- [To be done]
Give the listing again exactly, omitting its images.

- [Data excerpt]
◆ ◆ ◆
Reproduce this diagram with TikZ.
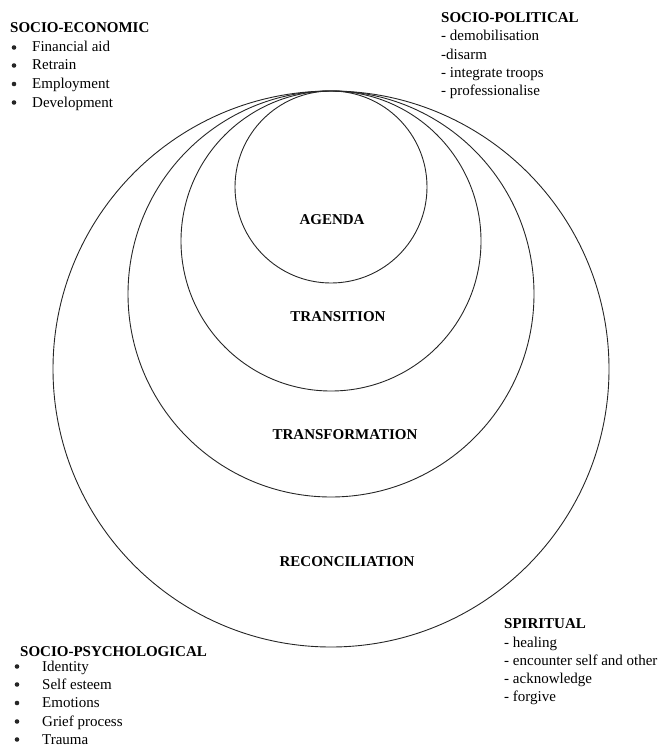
\documentclass[tikz,border=0pt]{standalone}
\usepackage{fontspec}
\setmainfont{Liberation Serif}
\begin{document}
\begin{tikzpicture}[x=1pt,y=-1pt,
  ring/.style={draw=black!85,line width=0.9pt},
  lbl/.style={font=\fontsize{15}{17}\selectfont\bfseries,anchor=base,inner sep=0pt},
  head/.style={font=\fontsize{15}{17}\selectfont\bfseries,anchor=base west,inner sep=0pt},
  item/.style={font=\fontsize{15}{17}\selectfont,anchor=base west,inner sep=0pt},
  dot/.style={fill=black!85}]
\useasboundingbox (0,0) rectangle (662,749);
% circles
\draw[ring] (331,369) circle (278);
\draw[ring] (331,294) circle (203);
\draw[ring] (331,241) circle (150);
\draw[ring] (331,187) circle (96);
% circle labels
\node[lbl] (agenda) at (332,224) {AGENDA};
\node[lbl] (transition) at (338,321) {TRANSITION};
\node[lbl] (transformation) at (345,439) {TRANSFORMATION};
\node[lbl] (reconciliation) at (347,566) {RECONCILIATION};
% socio-economic
\node[head] (se) at (10,33) {SOCIO-ECONOMIC};
\node[item] (se1) at (32,52) {Financial aid};
\node[item] (se2) at (32,70) {Retrain};
\node[item] (se3) at (32,88.5) {Employment};
\node[item] (se4) at (32,107) {Development};
\foreach \y in {52,70,88.5,107} \fill[dot] (14,\y-4.5) circle (2.3);
% socio-political
\node[head] (sp) at (441,23) {SOCIO-POLITICAL};
\node[item] (sp1) at (441,41) {- demobilisation};
\node[item] (sp2) at (441,59.5) {-disarm};
\node[item] (sp3) at (441,77.5) {- integrate troops};
\node[item] (sp4) at (441,96) {- professionalise};
% socio-psychological
\node[head] (ps) at (20,656) {SOCIO-PSYCHOLOGICAL};
\node[item] (ps1) at (42,671) {Identity};
\node[item] (ps2) at (42,689) {Self esteem};
\node[item] (ps3) at (42,707.5) {Emotions};
\node[item] (ps4) at (42,726) {Grief process};
\node[item] (ps5) at (42,744) {Trauma};
\foreach \y in {671,689,707.5,726,744} \fill[dot] (17,\y-4.5) circle (2.3);
% spiritual
\node[head] (spi) at (504,628) {SPIRITUAL};
\node[item] (spi1) at (504,647) {- healing};
\node[item] (spi2) at (504,665) {- encounter self and other};
\node[item] (spi3) at (504,683) {- acknowledge};
\node[item] (spi4) at (504,701) {- forgive};
\end{tikzpicture}
\end{document}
◆ ◆ ◆
- [Expected answer]
Reproduce this diagram with TikZ.
\documentclass[tikz,border=0pt]{standalone}
\usepackage{fontspec}
\setmainfont{Liberation Serif}
\begin{document}
\begin{tikzpicture}[x=1pt,y=-1pt,
  ring/.style={draw=black!85,line width=0.9pt},
  lbl/.style={font=\fontsize{15}{17}\selectfont\bfseries,anchor=base,inner sep=0pt},
  head/.style={font=\fontsize{15}{17}\selectfont\bfseries,anchor=base west,inner sep=0pt},
  item/.style={font=\fontsize{15}{17}\selectfont,anchor=base west,inner sep=0pt},
  dot/.style={fill=black!85}]
\useasboundingbox (0,0) rectangle (662,749);
% circles
\draw[ring] (331,369) circle (278);
\draw[ring] (331,294) circle (203);
\draw[ring] (331,241) circle (150);
\draw[ring] (331,187) circle (96);
% circle labels
\node[lbl] (agenda) at (332,224) {AGENDA};
\node[lbl] (transition) at (338,321) {TRANSITION};
\node[lbl] (transformation) at (345,439) {TRANSFORMATION};
\node[lbl] (reconciliation) at (347,566) {RECONCILIATION};
% socio-economic
\node[head] (se) at (10,33) {SOCIO-ECONOMIC};
\node[item] (se1) at (32,52) {Financial aid};
\node[item] (se2) at (32,70) {Retrain};
\node[item] (se3) at (32,88.5) {Employment};
\node[item] (se4) at (32,107) {Development};
\foreach \y in {52,70,88.5,107} \fill[dot] (14,\y-4.5) circle (2.3);
% socio-political
\node[head] (sp) at (441,23) {SOCIO-POLITICAL};
\node[item] (sp1) at (441,41) {- demobilisation};
\node[item] (sp2) at (441,59.5) {-disarm};
\node[item] (sp3) at (441,77.5) {- integrate troops};
\node[item] (sp4) at (441,96) {- professionalise};
% socio-psychological
\node[head] (ps) at (20,656) {SOCIO-PSYCHOLOGICAL};
\node[item] (ps1) at (42,671) {Identity};
\node[item] (ps2) at (42,689) {Self esteem};
\node[item] (ps3) at (42,707.5) {Emotions};
\node[item] (ps4) at (42,726) {Grief process};
\node[item] (ps5) at (42,744) {Trauma};
\foreach \y in {671,689,707.5,726,744} \fill[dot] (17,\y-4.5) circle (2.3);
% spiritual
\node[head] (spi) at (504,628) {SPIRITUAL};
\node[item] (spi1) at (504,647) {- healing};
\node[item] (spi2) at (504,665) {- encounter self and other};
\node[item] (spi3) at (504,683) {- acknowledge};
\node[item] (spi4) at (504,701) {- forgive};
\end{tikzpicture}
\end{document}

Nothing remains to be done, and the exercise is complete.